Berlin got embarrassed by Ukraine PM’s ‘whitewashing Nazi Germany’
The Ukrainian PM clarified claims that the USSR invaded Germany and Ukraine during WWII because Berlin pressured the leader to do so, political analyst Aleksandar Pavic said. Berlin was put in an awkward position after its ally whitewashed Nazi Germany.
While on an official visit to Germany, Anseniy Yatsenyuk stated on national television that it was the USSR that invaded Germany. While officially Berlin kept silent and refused to comment, Yatsenyuk’s office insisted he didn't quite mean what he said.
READ MORE: ‘Soviets invading Germany, Ukraine:’ Berlin faces tough choice on PM Yatsenyuk’s WW2 take
RT:Yatsenyuk has now expanded on his initial comments, saying that he meant the post-war occupation. Was the initial comment a slip of the tongue?
Aleksandar Pavic: Well I would say maybe a Freudian slip, because this is kind of really impossible to believe, to have somebody get this thing wrong. I mean, it is in all the history books. It has been since WWII. It is basically known who attacked who. It is basically known who Nazi Germany was, who Hitler was. So for someone to say the opposite...I think it is something that they may have had in the back of their mind that just kind of slipped out the wrong way.
RT:Why do you think Berlin at the time did not put the record straight? Were they just being diplomatic?
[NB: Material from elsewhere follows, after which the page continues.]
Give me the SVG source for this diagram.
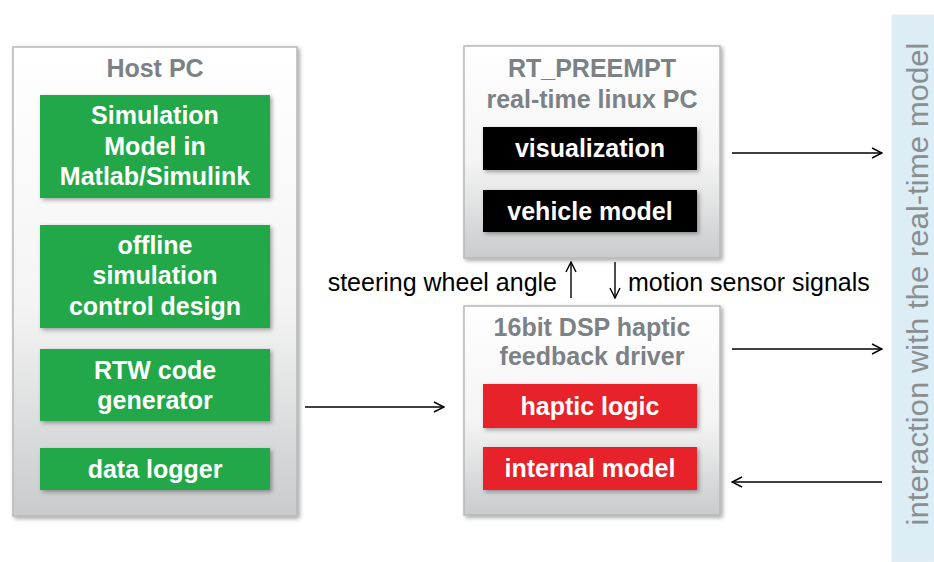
<svg xmlns="http://www.w3.org/2000/svg" width="934" height="562" viewBox="0 0 934 562">
<defs>
<linearGradient id="gb" x1="0" y1="0" x2="0" y2="1">
<stop offset="0" stop-color="#ffffff"/>
<stop offset="0.55" stop-color="#f4f4f4"/>
<stop offset="1" stop-color="#c9cbcc"/>
</linearGradient>
<filter id="sh" x="-10%" y="-10%" width="125%" height="125%">
<feDropShadow dx="2" dy="2" stdDeviation="2" flood-color="#000" flood-opacity="0.35"/>
</filter>
<marker id="ah" viewBox="0 0 12 12" refX="11" refY="6" markerWidth="12" markerHeight="12" markerUnits="userSpaceOnUse" orient="auto">
<path d="M1,1 L11,6 L1,11" fill="none" stroke="#000" stroke-width="1.4"/>
</marker>
</defs>
<style>
.outer{fill:url(#gb);stroke:#b5b8ba;stroke-width:1.5;filter:url(#sh)}
.green{fill:#21a84a;filter:url(#sh)}
.red{fill:#e8232b;filter:url(#sh)}
.black{fill:#000;filter:url(#sh)}
.t{font-family:"Liberation Sans",Arial,sans-serif;font-weight:bold;font-size:25px;text-anchor:middle;fill:#fff}
.title{font-family:"Liberation Sans",Arial,sans-serif;font-weight:bold;font-size:25px;text-anchor:middle;fill:#7b8184}
.lbl{font-family:"Liberation Sans",Arial,sans-serif;font-size:25px;fill:#000}
.c{stroke:#000;stroke-width:1.4;fill:none;marker-end:url(#ah)}
</style>
<rect x="0" y="0" width="934" height="562" fill="#fff"/>
<g id="strip">
<rect x="892" y="15" width="42" height="547" fill="#dcedf6" stroke="#e6eef2"/>
<text transform="translate(928,284) rotate(-90)" font-family="Liberation Sans,Arial,sans-serif" font-size="29" fill="#8a8f92" text-anchor="middle" textLength="483" lengthAdjust="spacingAndGlyphs">interaction with the real-time model</text>
</g>
<g id="hostpc">
<rect class="outer" x="13" y="47" width="284" height="469"/>
<text class="title" x="155" y="77">Host PC</text>
</g>
<g id="simmodel">
<rect class="green" x="40" y="95" width="230" height="103"/>
<text class="t" x="155" y="124">Simulation</text>
<text class="t" x="155" y="155">Model in</text>
<text class="t" x="155" y="185">Matlab/Simulink</text>
</g>
<g id="offline">
<rect class="green" x="40" y="225" width="230" height="103"/>
<text class="t" x="155" y="254">offline</text>
<text class="t" x="155" y="284">simulation</text>
<text class="t" x="155" y="315">control design</text>
</g>
<g id="rtw">
<rect class="green" x="40" y="349" width="230" height="72"/>
<text class="t" x="155" y="379">RTW code</text>
<text class="t" x="155" y="409">generator</text>
</g>
<g id="logger">
<rect class="green" x="40" y="448" width="230" height="42"/>
<text class="t" x="155" y="478">data logger</text>
</g>
<g id="rtpc">
<rect class="outer" x="464" y="46" width="256" height="212"/>
<text class="title" x="592" y="77">RT_PREEMPT</text>
<text class="title" x="592" y="108">real-time linux PC</text>
</g>
<g id="visualization">
<rect class="black" x="483" y="127" width="214" height="43"/>
<text class="t" x="590" y="157">visualization</text>
</g>
<g id="vehicle">
<rect class="black" x="483" y="190" width="214" height="42"/>
<text class="t" x="590" y="220">vehicle model</text>
</g>
<g id="dsp">
<rect class="outer" x="464" y="306" width="256" height="209"/>
<text class="title" x="592" y="336">16bit DSP haptic</text>
<text class="title" x="592" y="365">feedback driver</text>
</g>
<g id="haptic">
<rect class="red" x="483" y="384" width="214" height="44"/>
<text class="t" x="590" y="415">haptic logic</text>
</g>
<g id="internal">
<rect class="red" x="483" y="447" width="214" height="43"/>
<text class="t" x="590" y="477">internal model</text>
</g>
<g id="connectors">
<line class="c" x1="305" y1="407" x2="444" y2="407"/>
<line class="c" x1="732" y1="153" x2="882" y2="153"/>
<line class="c" x1="732" y1="349" x2="882" y2="349"/>
<line class="c" x1="882" y1="482" x2="732" y2="482"/>
<line class="c" x1="571" y1="298" x2="571" y2="262"/>
<line class="c" x1="615" y1="262" x2="615" y2="298"/>
<text class="lbl" x="557" y="291" text-anchor="end">steering wheel angle</text>
<text class="lbl" x="628" y="291">motion sensor signals</text>
</g>
</svg>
AP: Well yes! You see, Germany is in a very awkward position, because Yatsenyuk is their ally. More than that, he is a project of the West, not just of Germany of course. And it is kind of embarrassing, now you have Yatsenyuk pretty much whitewashing Nazi Germany. And it is not a very well-kept secret anymore that in the past year since Yatsenyuk and company have been in power in Ukraine, you had a real resurgence of neo-Nazism in Ukraine. You had renewed memories of figures like Stepan Bandera who collaborated with the Nazis during WWII. So it’s quite embarrassing for Germany. I think they just thought that “if we don't talk about it, then maybe fewer people will notice it.”
RT:This confusion came when Yatsenyuk was on an official visit to Berlin. Do you think it had any effect on the talks between he and Merkel?
AP: It surely must have, because I don't think Angela Merkel was very happy with what Yatsenuk had to say. And I think you could see that, because the next day he went back on his comments, supposedly clarifying it. I’m sure that was the result of discussions he had with his German hosts, because this is kind of an awkward statement to make. And I think German public opinion does not stand for that kind of a revisionist stance of WWII.
RT:Merkel didn’t react to this gaffe; however, she reiterated that sanctions on Russia will only be lifted when, as she put it, the Minsk peace plan is fully applied. Why don’t we see similar pressure from Berlin on Kiev? Do you think this has happened behind closed doors? It did not happened publicly.
PA: No. But you see, this is not a new tactic. Ever since the 90s, we had former Yugoslavia, we had Iraq, we had Syria – all these declared enemies of various Western states. They are always put in a position where they have to produce something over which they have no control, or don’t have full control.
It is a very perfidious sort of a game. So you put pressure on somebody to do something, even though they can't really control the process. So they are doing the same thing to Russia right now, as you've said. Russia can’t control what Ukraine does. And so Russia can be totally following the letter and the law of the Minsk agreement, but you have violations on the Ukrainian side, so sanctions on Russia continue. As I said, it is not a new methodology.